begin INFORMATION GIVEN

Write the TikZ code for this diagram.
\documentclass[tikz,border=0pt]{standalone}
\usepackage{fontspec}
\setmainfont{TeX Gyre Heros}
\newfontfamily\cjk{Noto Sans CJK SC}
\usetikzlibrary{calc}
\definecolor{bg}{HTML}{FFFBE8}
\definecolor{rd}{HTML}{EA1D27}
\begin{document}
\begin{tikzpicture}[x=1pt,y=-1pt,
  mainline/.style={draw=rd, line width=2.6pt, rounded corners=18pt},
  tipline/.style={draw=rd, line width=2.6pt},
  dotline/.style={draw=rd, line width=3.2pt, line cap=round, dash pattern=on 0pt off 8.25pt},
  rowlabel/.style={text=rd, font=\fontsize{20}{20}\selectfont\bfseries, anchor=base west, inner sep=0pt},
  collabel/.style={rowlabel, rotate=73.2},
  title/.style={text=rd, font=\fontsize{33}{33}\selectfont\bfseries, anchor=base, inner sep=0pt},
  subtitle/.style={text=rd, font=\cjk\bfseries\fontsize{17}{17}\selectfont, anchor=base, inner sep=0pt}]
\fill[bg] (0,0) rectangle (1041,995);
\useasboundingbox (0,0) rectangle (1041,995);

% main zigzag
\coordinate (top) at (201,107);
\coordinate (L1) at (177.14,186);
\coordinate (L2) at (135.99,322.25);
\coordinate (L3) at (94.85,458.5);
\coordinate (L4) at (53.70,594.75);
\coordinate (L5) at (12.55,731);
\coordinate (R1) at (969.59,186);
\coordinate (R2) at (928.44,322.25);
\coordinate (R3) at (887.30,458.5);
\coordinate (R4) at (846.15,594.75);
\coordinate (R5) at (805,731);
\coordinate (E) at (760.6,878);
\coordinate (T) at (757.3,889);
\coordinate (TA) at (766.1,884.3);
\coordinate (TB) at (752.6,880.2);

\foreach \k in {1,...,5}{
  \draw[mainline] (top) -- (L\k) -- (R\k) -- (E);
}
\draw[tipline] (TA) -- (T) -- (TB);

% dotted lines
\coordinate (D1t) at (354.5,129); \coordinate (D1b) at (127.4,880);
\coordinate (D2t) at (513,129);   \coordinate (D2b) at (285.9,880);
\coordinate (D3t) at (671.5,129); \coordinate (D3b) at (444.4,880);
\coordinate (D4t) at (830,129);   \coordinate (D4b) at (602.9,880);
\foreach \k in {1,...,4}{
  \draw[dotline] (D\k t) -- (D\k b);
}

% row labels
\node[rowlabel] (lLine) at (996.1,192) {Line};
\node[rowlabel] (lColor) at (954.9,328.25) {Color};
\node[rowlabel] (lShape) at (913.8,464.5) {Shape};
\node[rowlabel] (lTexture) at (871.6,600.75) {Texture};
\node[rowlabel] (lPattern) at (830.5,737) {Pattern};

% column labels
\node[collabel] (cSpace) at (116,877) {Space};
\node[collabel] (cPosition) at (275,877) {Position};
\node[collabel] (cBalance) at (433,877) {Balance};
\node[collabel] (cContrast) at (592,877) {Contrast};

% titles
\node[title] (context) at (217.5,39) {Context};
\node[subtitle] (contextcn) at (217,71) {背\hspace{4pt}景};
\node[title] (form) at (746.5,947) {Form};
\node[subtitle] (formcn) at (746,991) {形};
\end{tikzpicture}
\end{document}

end INFORMATION GIVEN
begin INFORMATION GIVEN

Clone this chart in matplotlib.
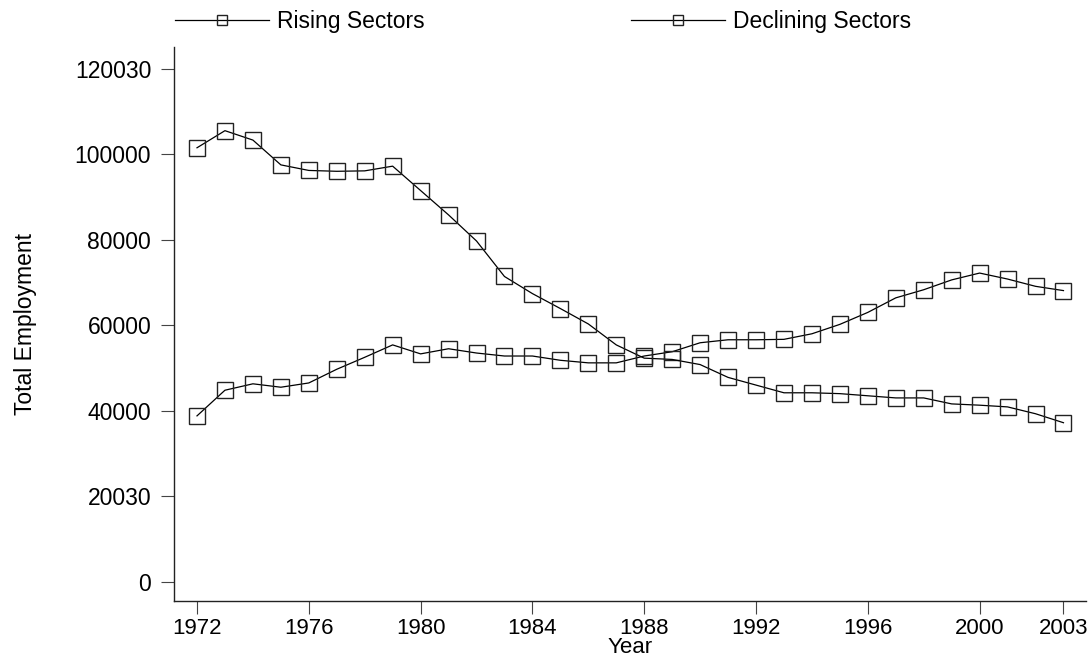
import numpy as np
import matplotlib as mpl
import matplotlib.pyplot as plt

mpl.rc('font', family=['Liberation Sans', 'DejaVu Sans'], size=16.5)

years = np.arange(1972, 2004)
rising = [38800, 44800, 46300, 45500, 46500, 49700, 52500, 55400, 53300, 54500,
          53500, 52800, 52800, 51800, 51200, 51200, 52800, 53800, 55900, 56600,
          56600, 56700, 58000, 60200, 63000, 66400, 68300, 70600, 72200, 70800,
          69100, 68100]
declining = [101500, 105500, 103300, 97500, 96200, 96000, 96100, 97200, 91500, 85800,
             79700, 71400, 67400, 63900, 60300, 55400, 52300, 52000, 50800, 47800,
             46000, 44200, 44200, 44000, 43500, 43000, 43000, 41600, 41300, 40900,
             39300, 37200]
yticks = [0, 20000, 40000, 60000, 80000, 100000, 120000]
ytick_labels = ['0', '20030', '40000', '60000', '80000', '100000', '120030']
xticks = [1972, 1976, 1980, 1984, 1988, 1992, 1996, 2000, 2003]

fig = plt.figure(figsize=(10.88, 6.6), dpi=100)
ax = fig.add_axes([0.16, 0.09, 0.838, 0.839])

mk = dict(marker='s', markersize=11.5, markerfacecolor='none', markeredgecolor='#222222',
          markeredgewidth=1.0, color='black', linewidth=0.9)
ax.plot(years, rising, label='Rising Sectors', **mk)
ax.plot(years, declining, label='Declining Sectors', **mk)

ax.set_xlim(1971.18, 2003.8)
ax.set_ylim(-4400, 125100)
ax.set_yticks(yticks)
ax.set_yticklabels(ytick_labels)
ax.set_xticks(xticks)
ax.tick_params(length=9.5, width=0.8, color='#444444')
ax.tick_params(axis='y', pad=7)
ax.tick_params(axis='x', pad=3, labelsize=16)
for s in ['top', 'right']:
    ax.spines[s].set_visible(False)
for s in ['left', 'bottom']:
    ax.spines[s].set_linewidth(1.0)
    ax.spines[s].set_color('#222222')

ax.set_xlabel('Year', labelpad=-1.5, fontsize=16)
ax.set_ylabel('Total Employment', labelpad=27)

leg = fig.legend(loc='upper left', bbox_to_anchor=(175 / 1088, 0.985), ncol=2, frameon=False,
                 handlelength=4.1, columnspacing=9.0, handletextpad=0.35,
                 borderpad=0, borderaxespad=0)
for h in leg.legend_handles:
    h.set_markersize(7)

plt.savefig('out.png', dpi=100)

end INFORMATION GIVEN

From the line containing "Clone this chart in matplotlib." to the line containing "mpl.rc('font', family=['Liberation Sans', 'DejaVu", both lines included, give the text again exactly, without any pictures.

Clone this chart in matplotlib.
import numpy as np
import matplotlib as mpl
import matplotlib.pyplot as plt

mpl.rc('font', family=['Liberation Sans', 'DejaVu Sans'], size=16.5)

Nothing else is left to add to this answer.